Comédie dans le noir : L’argent fait la farce
De toutes les pièces produites par le Théâtre Juste pour rire depuis 11 ans, Comédie dans le noir est sûrement la plus vide de sens.
Parmi toutes les pièces produites par le Théâtre Juste pour rire depuis 11 ans, Comédie dans le noir est sûrement la plus vide de sens. Avec Les Palmes de M. Schutz, Picasso au lapin agile, Le Dîner de cons ou la Callas, il y avait un semblant de propos sous le masque comique, voire une morale quelconque derrière les situations absurdes: la tolérance, les préjugés de classe, la rigueur artistique, etc. Ici, ne cherchez pas de contenu, vous n’en trouverez point. Nous nageons dans la farce pure et simple.
Tant mieux. Car la reprise de Comédie dans le noir dirigée par Denise Filiatrault, à l’affiche du TNM jusqu’au 21 juillet, ne prétend pas à autre chose que de faire rire le (grand) public. Pour ce, les producteurs ont misé sur une bonne distribution (dont Jacques Girard, Serge Postigo et Pierrette Robitaille qui est probablement la femme la plus drôle au Québec à l’heure actuelle) et une mise en scène rythmée, habilement chorégraphiée (madame Filiatrault connaît bien les lois du burlesque et de la commedia dell’arte). Le tout est bien encadré par le très beau décor d’André Barbe.
La pièce écrite en 1965 par le réputé dramaturge anglais Peter Shaffer (Amadeus et Equus) repose sur une bon flash: la représentation commence dans le noir. Le couple de protagonistes, Bernard (Postigo), un sculpteur avide de reconnaissance, et sa fiancée (Catherine Sénart) attendent la visite d’un millionnaire amateur d’art contemporain. Au bout de cinq minutes, une panne d’électricité survient.
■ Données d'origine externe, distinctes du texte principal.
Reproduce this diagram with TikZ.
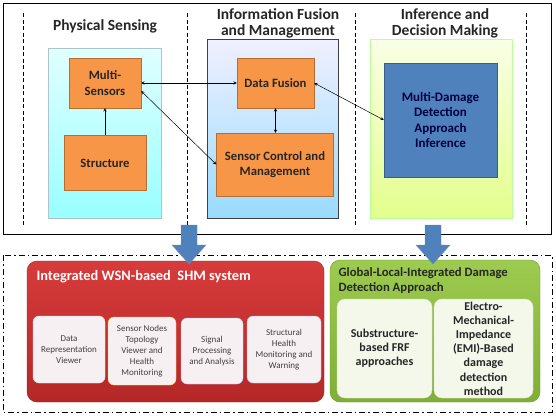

Alors, la scène s’éclaire et les comédiens jouent comme s’ils étaient plongés dans l’obscurité.
Comme si la situation n’était pas assez cocasse, une série de personnages caricaturaux arrivent tour à tour chez Bernard et sèment davantage la pagaille à coups de quiproquos: le père autoritaire (Girard); l’ex-blonde bitch (Isabelle Blais); le gai fofolle (Carl Béchard, très drôle; la vieille fille pincée (Pierrette Robitaille)… Dans sa traduction, Danièle Lorain a adapté l’histoire à la réalité québécoise actuelle avec références politiques (le vote ethnique au référendum) et culturelles (la "gang de malades" de Daniel Boucher). Ce qui s’explique, car la pièce a quelque peu vieilli.
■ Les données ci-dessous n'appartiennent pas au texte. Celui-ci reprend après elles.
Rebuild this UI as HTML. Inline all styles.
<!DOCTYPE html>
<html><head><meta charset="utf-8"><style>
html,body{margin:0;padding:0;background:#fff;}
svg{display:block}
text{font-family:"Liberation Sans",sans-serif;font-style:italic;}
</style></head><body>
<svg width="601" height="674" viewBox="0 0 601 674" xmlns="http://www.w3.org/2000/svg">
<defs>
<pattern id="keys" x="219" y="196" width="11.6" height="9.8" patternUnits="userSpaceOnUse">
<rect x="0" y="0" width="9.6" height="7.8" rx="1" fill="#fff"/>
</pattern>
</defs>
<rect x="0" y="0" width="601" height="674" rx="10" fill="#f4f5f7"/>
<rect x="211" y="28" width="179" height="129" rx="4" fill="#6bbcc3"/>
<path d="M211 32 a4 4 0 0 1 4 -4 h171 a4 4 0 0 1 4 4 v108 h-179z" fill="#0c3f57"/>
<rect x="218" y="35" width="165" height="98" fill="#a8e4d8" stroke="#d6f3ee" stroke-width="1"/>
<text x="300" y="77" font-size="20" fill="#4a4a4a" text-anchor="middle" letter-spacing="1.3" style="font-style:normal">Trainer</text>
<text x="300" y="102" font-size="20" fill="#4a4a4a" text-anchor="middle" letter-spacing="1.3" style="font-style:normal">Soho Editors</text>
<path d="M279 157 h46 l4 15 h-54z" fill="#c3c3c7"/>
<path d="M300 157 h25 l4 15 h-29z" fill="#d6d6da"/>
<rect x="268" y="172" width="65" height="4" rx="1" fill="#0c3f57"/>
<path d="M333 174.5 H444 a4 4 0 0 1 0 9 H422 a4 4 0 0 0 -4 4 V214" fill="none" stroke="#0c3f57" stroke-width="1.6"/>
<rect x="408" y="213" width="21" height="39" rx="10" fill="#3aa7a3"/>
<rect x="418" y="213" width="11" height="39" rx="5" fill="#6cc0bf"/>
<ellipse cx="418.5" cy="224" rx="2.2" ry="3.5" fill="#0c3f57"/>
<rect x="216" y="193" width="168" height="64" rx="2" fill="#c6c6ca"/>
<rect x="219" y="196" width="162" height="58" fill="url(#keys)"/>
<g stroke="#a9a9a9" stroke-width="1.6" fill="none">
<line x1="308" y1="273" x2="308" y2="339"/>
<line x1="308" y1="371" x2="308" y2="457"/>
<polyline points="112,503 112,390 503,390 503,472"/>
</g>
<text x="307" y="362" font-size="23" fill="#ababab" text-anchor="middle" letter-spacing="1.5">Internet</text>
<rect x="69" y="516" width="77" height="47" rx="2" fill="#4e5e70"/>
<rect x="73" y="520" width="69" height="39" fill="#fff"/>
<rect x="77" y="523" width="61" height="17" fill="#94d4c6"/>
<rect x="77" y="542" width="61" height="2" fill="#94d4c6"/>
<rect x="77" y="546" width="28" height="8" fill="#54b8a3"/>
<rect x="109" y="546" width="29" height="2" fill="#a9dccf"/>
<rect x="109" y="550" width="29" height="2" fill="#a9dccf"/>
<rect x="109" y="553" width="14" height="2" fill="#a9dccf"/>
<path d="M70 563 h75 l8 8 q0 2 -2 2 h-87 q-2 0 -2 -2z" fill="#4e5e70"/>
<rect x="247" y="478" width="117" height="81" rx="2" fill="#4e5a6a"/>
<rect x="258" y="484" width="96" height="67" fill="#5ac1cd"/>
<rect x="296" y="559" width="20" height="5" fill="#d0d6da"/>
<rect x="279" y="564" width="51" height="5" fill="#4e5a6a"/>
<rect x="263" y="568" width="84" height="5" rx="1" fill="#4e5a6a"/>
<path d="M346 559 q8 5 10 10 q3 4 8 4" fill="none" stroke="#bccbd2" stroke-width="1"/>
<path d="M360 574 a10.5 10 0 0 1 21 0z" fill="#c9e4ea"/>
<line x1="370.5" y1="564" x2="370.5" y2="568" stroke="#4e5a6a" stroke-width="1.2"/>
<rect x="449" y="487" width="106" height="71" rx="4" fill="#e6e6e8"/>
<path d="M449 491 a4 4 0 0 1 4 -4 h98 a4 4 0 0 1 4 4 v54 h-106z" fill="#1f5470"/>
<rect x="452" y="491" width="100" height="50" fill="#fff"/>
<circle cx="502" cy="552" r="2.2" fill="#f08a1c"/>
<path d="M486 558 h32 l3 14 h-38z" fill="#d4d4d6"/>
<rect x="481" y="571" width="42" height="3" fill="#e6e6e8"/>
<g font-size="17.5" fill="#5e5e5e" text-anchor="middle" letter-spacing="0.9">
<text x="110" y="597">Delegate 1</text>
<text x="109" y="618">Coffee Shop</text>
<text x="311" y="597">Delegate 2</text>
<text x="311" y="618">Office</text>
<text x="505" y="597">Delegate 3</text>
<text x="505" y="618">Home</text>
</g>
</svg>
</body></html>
En effet, la bonne idée à la base du texte de Shaffer s’étire pendant 95 minutes sans véritables surprises, car la majorité des gags sont prévisibles. Néanmoins, la convention a le mérite de permettre aux comédiens de se surpasser physiquement et de jouer au bout la corde du comique. Et c’est uniquement pour eux que Comédie dans le noir mérite le déplacement. Ces acteurs ne se regardent jamais durant la pièce (transgressant ainsi les règles habituelles du jeu et de l’écoute). Ils se défoulent sur scène – surtout Postigo qui donne une performance athlétique – et leurs déplacements ressemblent à de l’acrobatie ou à de la nouvelle danse. En prime, chaque comédien a son numéro solo. Un des moments forts du spectacle demeure le monologue sur le supermarché qui vaut deux claques à Pierrette Robitaille.
Entre les classiques (Molière, Feydeau, Pagnol) et les pièces sur des personnages historiques (Pierre et Marie Curie, Maria Callas, Picasso, Einstein, Diderot), le Théâtre Juste pour rire semblait avoir trouvé sa voie artistique: proposer du divertissement théâtral de qualité en été.
Or ici, avec Comédie dans le noir, la barre semble un peu plus bas. Le Théâtre Juste pour rire glisse dans un genre plus près du Théâtre des Variétés haut de gamme que du grand répertoire comique. Cela rapportera sûrement aux guichets. Mais les amateurs de théâtre demeureront sur leur faim.